Friday, June 13, 2008

PR & Propaganda

"The conscious and intelligent manipulation of the organized habits of the masses is an important element in democratic society. Those who manipulate this unseen mechanism of society constitute an invisible government which is the true ruling power of our country.” ~ Edward Bernays, Propaganda, c. 1928

“We are governed, our minds molded, our tastes formed, our ideas suggested, largely by men we have never heard of… It is they who pull the wires which control the public mind, who harness old social forces and contrive new ways to bind and guide the world.” ~ ibid.

I have finally obtained my own copy of Edward Bernays' ground breaking manual on mass manipulation. The irony is that the word propaganda was a good word back then. When this book was written, the liberal elite liked the idea of controlling the masses without having to resort to guns.

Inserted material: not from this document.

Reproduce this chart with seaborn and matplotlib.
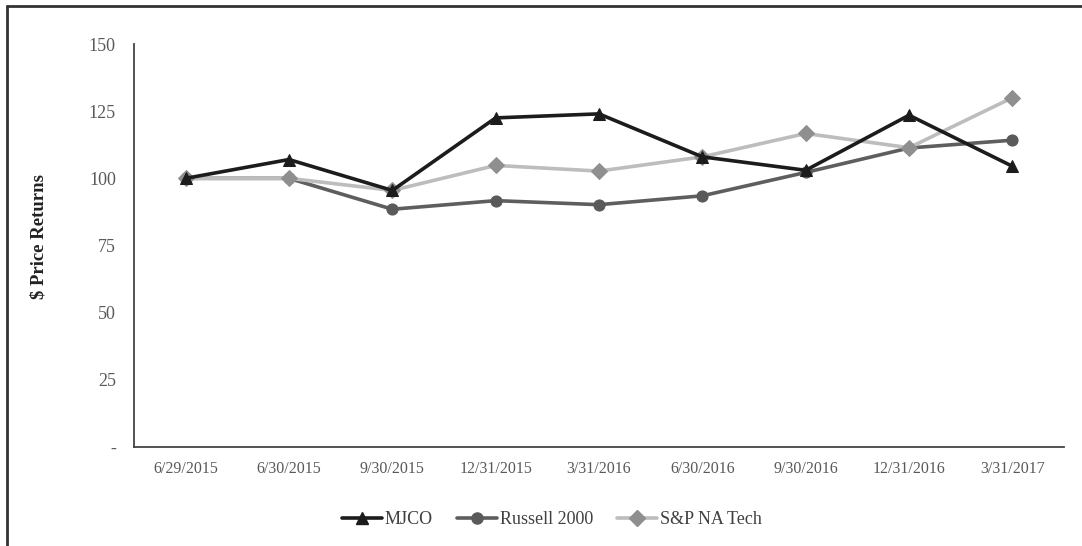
import matplotlib
matplotlib.use("Agg")
import matplotlib.pyplot as plt
from matplotlib.lines import Line2D
import seaborn as sns
import pandas as pd
import numpy as np

# Quarter-end dates on the category axis
dates = ["6/29/2015", "6/30/2015", "9/30/2015", "12/31/2015", "3/31/2016",
         "6/30/2016", "9/30/2016", "12/31/2016", "3/31/2017"]

# Indexed price returns (base = 100)
mjco = [100, 107, 95.5, 122.5, 124, 108, 103, 123.5, 104.5]
russell = [100, 100, 88.5, 91.7, 90.2, 93.5, 102.2, 111.3, 114.2]
sp_tech = [100, 100, 95.5, 104.8, 102.7, 108, 116.7, 111.4, 130]

series_names = ["MJCO", "Russell 2000", "S&P NA Tech"]
yticks = [0, 25, 50, 75, 100, 125, 150]
ytick_labels = ["-", "25", "50", "75", "100", "125", "150"]

line_colors = {"MJCO": "#1c1c1c", "Russell 2000": "#5e5e5e", "S&P NA Tech": "#bdbdbd"}
marker_colors = {"MJCO": "#1c1c1c", "Russell 2000": "#5a5a5a", "S&P NA Tech": "#8f8f8f"}
markers = {"MJCO": "^", "Russell 2000": "o", "S&P NA Tech": "D"}
marker_sizes = {"MJCO": 9, "Russell 2000": 8, "S&P NA Tech": 8}

df = pd.DataFrame({
    "pos": list(range(len(dates))) * 3,
    "value": mjco + russell + sp_tech,
    "series": [s for s in series_names for _ in dates],
})

sns.set_theme(style="white")
plt.rcParams["font.family"] = ["Liberation Serif", "DejaVu Serif"]

fig = plt.figure(figsize=(10.82, 5.46), dpi=100)
ax = fig.add_axes([0.1238, 0.1813, 0.8596, 0.7381])

for name in series_names:
    sub = df[df["series"] == name]
    sns.lineplot(data=sub, x="pos", y="value", ax=ax, color=line_colors[name],
                 linewidth=2.6, marker=markers[name], markersize=marker_sizes[name],
                 markerfacecolor=marker_colors[name], markeredgecolor=marker_colors[name],
                 legend=False, zorder=3 if name == "MJCO" else 2)

n = len(dates)
ax.set_xlim(-0.5, n - 0.5)
ax.set_ylim(0, 150)
ax.set_yticks(yticks)
ax.set_yticklabels(ytick_labels)
ax.set_xticks(np.arange(n + 1) - 0.5)
ax.set_xticklabels([])
ax.set_xticks(np.arange(n), minor=True)
ax.set_xticklabels(dates, minor=True)
ax.tick_params(axis="x", which="major", direction="out", length=5, width=1.2, color="#444444")
ax.tick_params(axis="x", which="minor", length=0, pad=10, labelsize=11.5, labelcolor="#595959")
ax.tick_params(axis="y", direction="out", length=5, width=1.2, color="#444444",
               labelsize=13, labelcolor="#595959", pad=8)
ax.set_xlabel("")
ax.set_ylabel("$ Price Returns", fontsize=13.5, fontweight="bold", color="#222222", labelpad=30)
ax.yaxis.label.set_y(0.522)

for side in ["top", "right"]:
    ax.spines[side].set_visible(False)
for side in ["left", "bottom"]:
    ax.spines[side].set_color("#444444")
    ax.spines[side].set_linewidth(1.3)

handles = [Line2D([0], [0], color=line_colors[s], linewidth=2.6, marker=markers[s],
                  markersize=marker_sizes[s], markerfacecolor=marker_colors[s],
                  markeredgecolor=marker_colors[s]) for s in series_names]
fig.legend(handles, series_names, loc="center", bbox_to_anchor=(0.51, 0.048), ncol=3,
           frameon=False, fontsize=13, handlelength=2.2, handletextpad=0.15,
           columnspacing=1.35, labelcolor="#404040")

# Outer frame (left and top edges)
fig.add_artist(Line2D([0.0065, 0.0065], [0, 0.989], transform=fig.transFigure,
                      color="#333333", linewidth=2))
fig.add_artist(Line2D([0.0065, 1.0], [0.989, 0.989], transform=fig.transFigure,
                      color="#333333", linewidth=2))

fig.savefig("out.png", dpi=100)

Unfortunately for the mind-shapers and benders, a not so nice guy across the seas liked these ideas so much that our first mental association when we say the word Propaganda these days is Goebbels, Hitler’s Minister of Propaganda who made the famous statement “If you tell a lie big enough and keep repeating it, people will eventually come to believe it.”

Quite naturally, after the war American proponents of values shapers and manipulators could no longer call what they did propaganda. Thus was born the public relations industry. Today, it is PR that rules the world. No elected official in high office could exist without spin-masters at his or her right hand. Spin…. organizing today’s massive quantities of information into a tool for massaging minds, controlling perceptions, creating a pseudo-harmony that enables our complex society to function as a somewhat cohesive whole.

Heaven forbid, however, that people should read between the lines and think for themselves. What’s really going on here? What’s really happening in America today? How much of what is really happening do we see in the papers… and how much is spin?

This is a theme that I will undoubtedly return to…

2 comments:

Anonymous said...

Ed,

I have spent part of this Sunday morning reading a commentary on Romans in prep for our Thursday small group, and have been thinking much of late about the importance of disciplining the mind to meditate on Scripture - something I have done very poorly lately. I am reminded that that discipline is the first and best defense against the kinds of manipulation that you are talking about here. If we first and foremost set our minds "on the things that are above", it seems we will find we are largely shielded against "propaganda" whatever its forms.

Ed Newman said...

Phil. 1:9 exhorts... "And it is my prayer that your love may abound more and more, with knowledge and all discernment"

It is my opinion that being Christian means to be increasingly discerning. It is sadly too much the case that American Christians are too often merely a mirror of the culture, reflecting its values, its celebrity worship, its shallow materialism... and ever believing whatever they read in the papers or hear on TV. As a result, the witness of the church is diminished and tarnished.